Renumbered and Amended by Chapter 241, 1992 General Session



9-9-211 Hunting, trapping, or fishing on reservation a misdemeanor.

          Any person who, without lawful authority or permission from constituted tribal authorities, willfully and knowingly goes upon any real property within an Indian reservation belonging to any Indian, or any Indian tribe, band, or community, that is held in trust by the United States or is subject to a restriction against alienation imposed by the United States, for the purpose of hunting, trapping, or fishing thereon, or for the removal of game, peltries, or fish therefrom, is guilty of a misdemeanor, and all game, fish and peltries in his possession shall be forfeited to the tribe.
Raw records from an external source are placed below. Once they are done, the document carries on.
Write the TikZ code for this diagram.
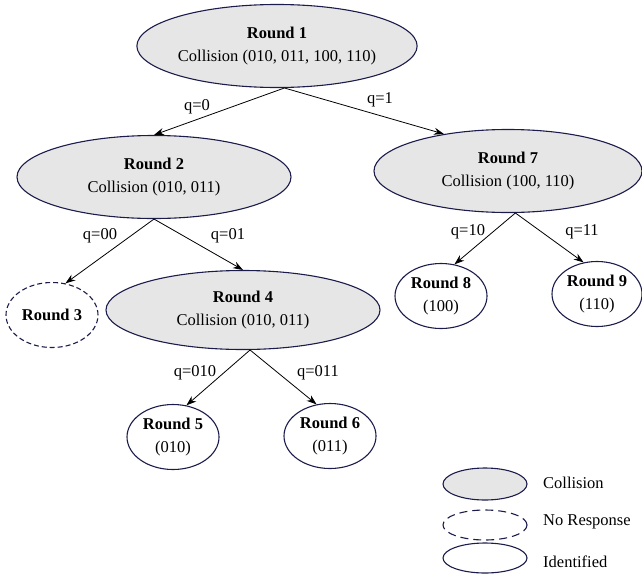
\documentclass[tikz,border=0pt]{standalone}
\usepackage{fontspec}
\setmainfont{Liberation Serif}
\usetikzlibrary{arrows.meta,shapes.geometric}
\definecolor{Rim}{HTML}{1C1C4C}
\definecolor{Shade}{HTML}{E6E6E6}

\begin{document}
\begin{tikzpicture}[x=1pt,y=-1pt,>={Stealth[length=10pt,width=7pt]},
  font=\fontsize{16.5}{23}\selectfont,
  coll/.style={ellipse,draw=Rim,fill=Shade,line width=1.1pt,inner sep=0pt,
    minimum width=274pt,minimum height=83pt,align=center},
  ident/.style={ellipse,draw=Rim,line width=1.1pt,inner sep=0pt,
    minimum width=92pt,minimum height=65pt,align=center},
  nores/.style={ident,dash pattern=on 5pt off 3pt},
  qlab/.style={inner sep=0pt},
  keytext/.style={anchor=west,inner sep=0pt},
  tree/.style={->,line width=0.8pt}]
\useasboundingbox (0,0) rectangle (642,581);
% collision rounds
\node[coll] (r1) at (277,46) {\textbf{Round 1}\\Collision (010, 011, 100, 110)};
\node[coll] (r2) at (154,177) {\textbf{Round 2}\\Collision (010, 011)};
\node[coll,minimum width=268pt] (r7) at (508,171) {\textbf{Round 7}\\Collision (100, 110)};
\node[coll,minimum height=79pt] (r4) at (243,310) {\textbf{Round 4}\\Collision (010, 011)};
% idle and identified rounds
\node[nores] (r3) at (52,315) {\textbf{Round 3}};
\node[ident] (r8) at (441,296) {\textbf{Round 8}\\(100)};
\node[ident,minimum width=90pt] (r9) at (597,294) {\textbf{Round 9}\\(110)};
\node[ident] (r5) at (173,437) {\textbf{Round 5}\\(010)};
\node[ident] (r6) at (330,436) {\textbf{Round 6}\\(011)};
% queries
\draw[tree] (r1.-80) -- (r2.north);
\draw[tree] (r1.-80) -- (r7.150);
\draw[tree] (r2.south) -- (r3.67);
\draw[tree] (r2.south) -- (r4.north);
\draw[tree] (r7.-80) -- (r8.67);
\draw[tree] (r7.-80) -- (r9.113);
\draw[tree] (r4.-80) -- (r5.67);
\draw[tree] (r4.-80) -- (r6.113);
\node[qlab] (q0) at (197,107) {q=0};
\node[qlab] (q1) at (380,100) {q=1};
\node[qlab] (q00) at (100,236) {q=00};
\node[qlab] (q01) at (228,236) {q=01};
\node[qlab] (q10) at (468,232) {q=10};
\node[qlab] (q11) at (582,232) {q=11};
\node[qlab] (q010) at (195,373) {q=010};
\node[qlab] (q011) at (318,373) {q=011};
% legend
\node[coll,minimum width=84pt,minimum height=32pt] (kc) at (485,484) {};
\node[ident,dash pattern=on 8pt off 5pt,minimum width=84pt,minimum height=30pt] (kn) at (485,525) {};
\node[ident,minimum width=84pt,minimum height=30pt] (ki) at (485,558) {};
\node[keytext] (tc) at (543,483) {Collision};
\node[keytext] (tn) at (543,522) {No Response};
\node[keytext] (ti) at (543,562) {Identified};
\end{tikzpicture}
\end{document}
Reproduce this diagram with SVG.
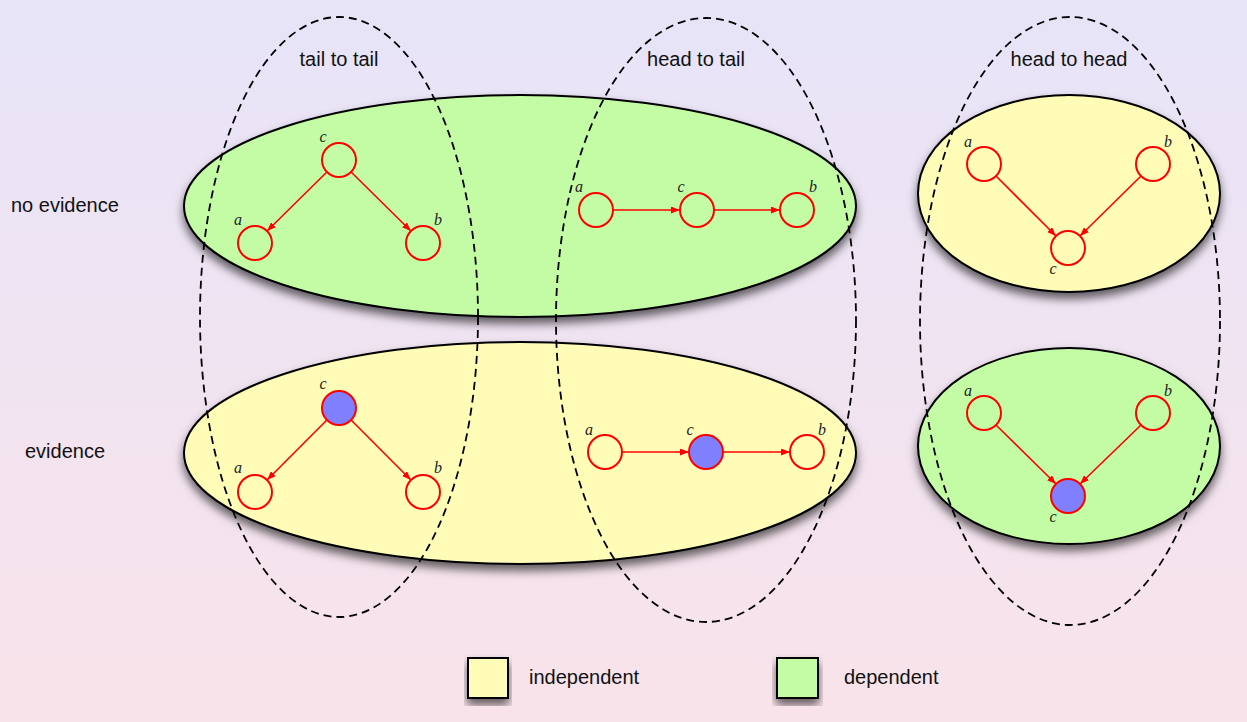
<svg xmlns="http://www.w3.org/2000/svg" width="1247" height="722" viewBox="0 0 1247 722">
<defs>
<linearGradient id="bg" x1="0" y1="0" x2="0" y2="1">
<stop offset="0" stop-color="#e7e4f8"/>
<stop offset="1" stop-color="#f9e3ea"/>
</linearGradient>
<filter id="sh" x="-10%" y="-10%" width="120%" height="130%">
<feDropShadow dx="0" dy="6" stdDeviation="5" flood-color="#000" flood-opacity="0.6"/>
</filter>
<marker id="ar" markerUnits="userSpaceOnUse" markerWidth="9" markerHeight="7" refX="9" refY="3.5" orient="auto">
<path d="M0,0 L9,3.5 L0,7 z" fill="#ff0000"/>
</marker>
<style>
.txt{font-family:"Liberation Sans",Arial,sans-serif;font-size:20px;fill:#111}
.lbl{font-family:"Liberation Serif","Times New Roman",serif;font-style:italic;font-size:16px;fill:#222}
.region{stroke:#000;stroke-width:2;filter:url(#sh)}
.green{fill:#c4fca5}
.yellow{fill:#fffcb8}
.dash{fill:none;stroke:#000;stroke-width:1.8;stroke-dasharray:8,5}
.node{fill:none;stroke:#ff0000;stroke-width:2}
.obs{fill:#8080ff;stroke:#ff0000;stroke-width:2}
.edge{stroke:#ff0000;stroke-width:1.6;fill:none;marker-end:url(#ar)}
.box{stroke:#000;stroke-width:2;filter:url(#sh)}
</style>
</defs>
<rect x="0" y="0" width="1247" height="722" fill="url(#bg)"/>

<g id="regions">
<ellipse id="r-noev-left" class="region green" cx="520" cy="206" rx="336" ry="111"/>
<ellipse id="r-ev-left" class="region yellow" cx="520" cy="453" rx="336" ry="111"/>
<ellipse id="r-noev-right" class="region yellow" cx="1069" cy="193.5" rx="151" ry="98.5"/>
<ellipse id="r-ev-right" class="region green" cx="1069" cy="446" rx="151" ry="98"/>
</g>

<g id="columns">
<ellipse id="col-tt" class="dash" cx="339" cy="317" rx="139" ry="300"/>
<ellipse id="col-ht" class="dash" cx="706" cy="320" rx="150" ry="302"/>
<ellipse id="col-hh" class="dash" cx="1070" cy="321" rx="150" ry="304"/>
</g>

<g id="titles">
<text class="txt" x="339" y="66" text-anchor="middle">tail to tail</text>
<text class="txt" x="696" y="66" text-anchor="middle">head to tail</text>
<text class="txt" x="1069" y="66" text-anchor="middle">head to head</text>
<text class="txt" x="11" y="212">no evidence</text>
<text class="txt" x="25" y="458">evidence</text>
</g>

<g id="connectors">
<line class="edge" x1="326.9" y1="172" x2="267.1" y2="231"/>
<line class="edge" x1="351.1" y1="172" x2="410.9" y2="231"/>
<line class="edge" x1="613" y1="210" x2="680" y2="210"/>
<line class="edge" x1="714" y1="210" x2="780" y2="210"/>
<line class="edge" x1="996" y1="176" x2="1056" y2="236"/>
<line class="edge" x1="1141" y1="176" x2="1080" y2="236"/>
<line class="edge" x1="326.9" y1="420" x2="267.1" y2="480"/>
<line class="edge" x1="351.1" y1="420" x2="410.9" y2="480"/>
<line class="edge" x1="622" y1="452" x2="689" y2="452"/>
<line class="edge" x1="723" y1="452" x2="790" y2="452"/>
<line class="edge" x1="996" y1="425" x2="1056" y2="484"/>
<line class="edge" x1="1141" y1="425" x2="1080" y2="484"/>
</g>

<g id="tt-noev-c"><circle class="node" cx="339" cy="160" r="17"/><text class="lbl" x="323" y="142" text-anchor="middle">c</text></g>
<g id="tt-noev-a"><circle class="node" cx="255" cy="243" r="17"/><text class="lbl" x="238" y="225" text-anchor="middle">a</text></g>
<g id="tt-noev-b"><circle class="node" cx="423" cy="243" r="17"/><text class="lbl" x="438" y="225" text-anchor="middle">b</text></g>

<g id="ht-noev-a"><circle class="node" cx="596" cy="210" r="17"/><text class="lbl" x="579" y="192" text-anchor="middle">a</text></g>
<g id="ht-noev-c"><circle class="node" cx="697" cy="210" r="17"/><text class="lbl" x="681" y="192" text-anchor="middle">c</text></g>
<g id="ht-noev-b"><circle class="node" cx="797" cy="210" r="17"/><text class="lbl" x="813" y="192" text-anchor="middle">b</text></g>

<g id="hh-noev-a"><circle class="node" cx="984" cy="164" r="17"/><text class="lbl" x="968" y="147" text-anchor="middle">a</text></g>
<g id="hh-noev-b"><circle class="node" cx="1153" cy="164" r="17"/><text class="lbl" x="1168" y="147" text-anchor="middle">b</text></g>
<g id="hh-noev-c"><circle class="node" cx="1068" cy="248" r="17"/><text class="lbl" x="1053" y="274" text-anchor="middle">c</text></g>

<g id="tt-ev-c"><circle class="obs" cx="339" cy="408" r="17"/><text class="lbl" x="323" y="389" text-anchor="middle">c</text></g>
<g id="tt-ev-a"><circle class="node" cx="255" cy="492" r="17"/><text class="lbl" x="238" y="473" text-anchor="middle">a</text></g>
<g id="tt-ev-b"><circle class="node" cx="423" cy="492" r="17"/><text class="lbl" x="438" y="473" text-anchor="middle">b</text></g>

<g id="ht-ev-a"><circle class="node" cx="605" cy="452" r="17"/><text class="lbl" x="589" y="435" text-anchor="middle">a</text></g>
<g id="ht-ev-c"><circle class="obs" cx="706" cy="452" r="17"/><text class="lbl" x="690" y="435" text-anchor="middle">c</text></g>
<g id="ht-ev-b"><circle class="node" cx="807" cy="452" r="17"/><text class="lbl" x="822" y="435" text-anchor="middle">b</text></g>

<g id="hh-ev-a"><circle class="node" cx="984" cy="413" r="17"/><text class="lbl" x="968" y="396" text-anchor="middle">a</text></g>
<g id="hh-ev-b"><circle class="node" cx="1153" cy="413" r="17"/><text class="lbl" x="1168" y="396" text-anchor="middle">b</text></g>
<g id="hh-ev-c"><circle class="obs" cx="1068" cy="496" r="17"/><text class="lbl" x="1053" y="522" text-anchor="middle">c</text></g>

<g id="legend-independent"><rect class="box yellow" x="468" y="658" width="40" height="40"/><text class="txt" x="529" y="684">independent</text></g>
<g id="legend-dependent"><rect class="box green" x="777" y="658" width="41" height="40"/><text class="txt" x="844" y="684">dependent</text></g>
</svg>
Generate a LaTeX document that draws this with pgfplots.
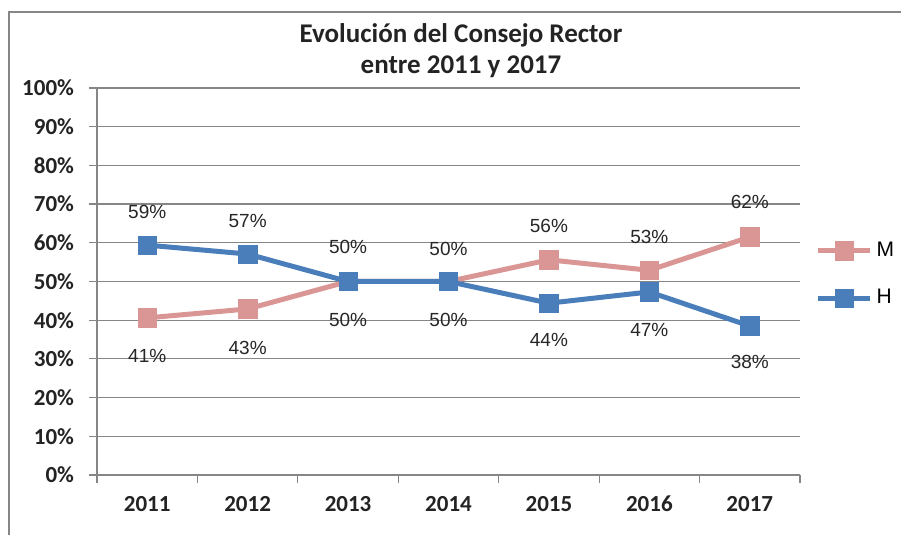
\documentclass[border=0pt]{standalone}
\usepackage{pgfplots}
\pgfplotsset{compat=1.18}
\usepackage{fontspec}
\setmainfont{Carlito}
\newfontfamily\arial{Liberation Sans}
\definecolor{serM}{RGB}{217,150,148}
\definecolor{serH}{RGB}{74,126,187}
\definecolor{gridgray}{RGB}{134,134,134}
\definecolor{txt}{RGB}{35,35,35}

% x  value  label  label offset (pt)
\pgfplotstableread{
x y lab dy
0 40.6 41 -19
1 42.9 43 -19.5
2 50.0 50 -19
3 50.0 50 16.5
4 55.6 56 17
5 52.9 53 16.5
6 61.5 62 17.5
}\dataM
\pgfplotstableread{
x y lab dy
0 59.4 59 16.5
1 57.1 57 16.5
2 50.0 50 17.5
3 50.0 50 -19
4 44.4 44 -18.5
5 47.3 47 -19
6 38.5 38 -18
}\dataH

\begin{document}
\begin{tikzpicture}
\useasboundingbox (0pt,0pt) rectangle (450.5pt,267.5pt);
\draw[gridgray, line width=0.9pt] (4.5pt,0pt) -- (4.5pt,261.5pt) -- (450.5pt,261.5pt);
\node[font=\bfseries\fontsize{13.5}{15.5}\selectfont, align=center, text=txt]
  at (230.5pt,242pt) {Evolución del Consejo Rector\\entre 2011 y 2017};
\begin{axis}[
    at={(48.5pt,30pt)}, anchor=south west,
    scale only axis, width=351.5pt, height=193.5pt,
    xmin=-0.5, xmax=6.5, ymin=0, ymax=100,
    ytick={0,10,...,100},
    yticklabel={\pgfmathprintnumber{\tick}\%},
    xtick={0,...,6},
    xticklabels={2011,2012,2013,2014,2015,2016,2017},
    minor xtick={-0.5,0.5,...,6.5},
    major x tick style={draw=none},
    tick align=outside, major tick length=4pt, minor tick length=4pt,
    tick style={gridgray, line width=0.6pt},
    axis x line*=bottom, axis y line*=left,
    axis line style={gridgray, line width=0.6pt, -},
    ymajorgrids, grid style={gridgray, line width=0.6pt},
    ticklabel style={font=\bfseries\fontsize{11.5}{13}\selectfont, text=txt},
    yticklabel style={xshift=-4pt},
    xticklabel style={yshift=-3pt},
    /pgf/number format/assume math mode=true,
    clip=false,
    legend style={at={(1.013,0.518)}, anchor=west, draw=none, fill=none,
        font=\arial\fontsize{10.5}{12}\selectfont, row sep=11pt,
        /tikz/every even column/.append style={column sep=1pt}},
    legend cell align=left,
    legend image code/.code={\draw[#1, mark repeat=2, mark phase=2]
        plot coordinates {(0pt,0pt) (13pt,0pt) (26pt,0pt)};},
    point meta=explicit symbolic,
    nodes near coords={\pgfplotspointmeta\%},
    visualization depends on={\thisrow{dy} \as \labdy},
    every node near coord/.append style={anchor=center, yshift=\labdy pt,
        font=\arial\fontsize{9.5}{11}\selectfont, text=black!85},
]
\addplot[serM, line width=2.5pt, mark=square*, mark size=4.6pt,
    mark options={solid, line width=0.3pt}]
    table[x=x, y=y, meta=lab] {\dataM};
\addlegendentry{M}
\addplot[serH, line width=2.5pt, mark=square*, mark size=4.6pt,
    mark options={solid, line width=0.3pt}]
    table[x=x, y=y, meta=lab] {\dataH};
\addlegendentry{H}
\end{axis}
\end{tikzpicture}
\end{document}
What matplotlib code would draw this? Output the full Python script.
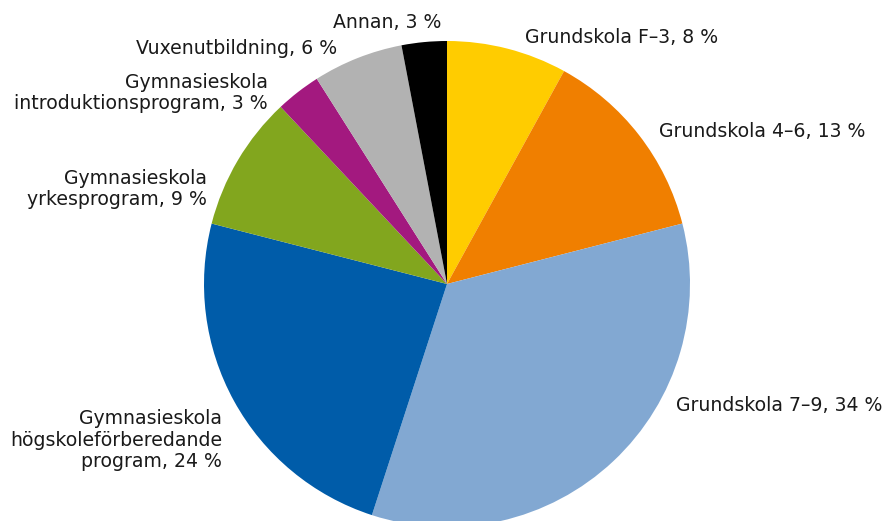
import matplotlib
matplotlib.use("Agg")
import matplotlib.pyplot as plt

categories = [
    "Grundskola F–3",
    "Grundskola 4–6",
    "Grundskola 7–9",
    "Gymnasieskola\nhögskoleförberedande\nprogram",
    "Gymnasieskola\nyrkesprogram",
    "Gymnasieskola\nintroduktionsprogram",
    "Vuxenutbildning",
    "Annan",
]
shares = [8, 13, 34, 24, 9, 3, 6, 3]
colors = ["#ffcc00", "#f07f00", "#82a8d2", "#005ca9",
          "#82a61e", "#a3197f", "#b2b2b2", "#000000"]

# label anchor points in pie-radius units, and alignment
label_pos = [(0.32, 1.016), (0.872, 0.626), (0.942, -0.498), (-0.926, -0.642),
             (-0.988, 0.391), (-0.737, 0.786), (-0.453, 0.971), (-0.023, 1.078)]
label_ha = ["left", "left", "left", "right", "right", "right", "right", "right"]

plt.rcParams["font.family"] = ["DejaVu Sans"]

W, H = 883, 521
cx, cy, r = 447, 284, 243
fig = plt.figure(figsize=(W / 100, H / 100), dpi=100)
ax = fig.add_axes([0, 0, 1, 1])
ax.pie(shares, colors=colors, startangle=90, counterclock=False,
       wedgeprops=dict(linewidth=0))
for cat, val, (x, y), ha in zip(categories, shares, label_pos, label_ha):
    ax.text(x, y, f"{cat}, {val} %", ha=ha, va="center", multialignment=ha,
            fontsize=13.6, color="#1a1a1a", linespacing=1.15)
ax.set_aspect("auto")
ax.set_xlim(-cx / r, (W - cx) / r)
ax.set_ylim((cy - H) / r, cy / r)
ax.axis("off")
fig.savefig("out.png", dpi=100)
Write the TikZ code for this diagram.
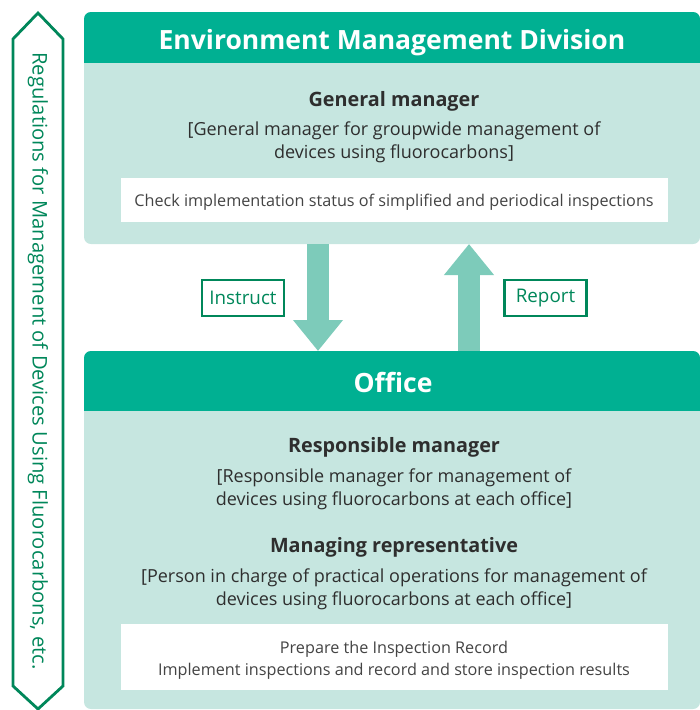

Renumbered and Amended by Chapter 241, 1992 General Session



9-9-212 Jurisdiction of tribe over hunting, trapping, or fishing offenses by member.

          This chapter does not extend to offenses committed by an enrolled member of a federally recognized Indian tribe who is subject to the law of the tribe having jurisdiction of the Indian reservation, or in any case where the exclusive jurisdiction over the offense is, or may be, secured to the Indian tribes respectively.




Renumbered and Amended by Chapter 241, 1992 General Session



9-9-213 Concurrent state and federal jurisdiction over hunting, trapping, or fishing offenses on reservations.

(1) With respect to any of the offenses enumerated in this chapter, over which federal courts may have lawful jurisdiction, the jurisdiction of the courts of the state of Utah shall be concurrent and not exclusive.

(2) It shall be the duty of the courts of the state of Utah to order delivery to the proper authorities of the federal government for prosecution, any offender, there to be dealt with according to law or regulations authorized by law, where such authorities consent to exercise jurisdiction lawfully vested in them over the said offender.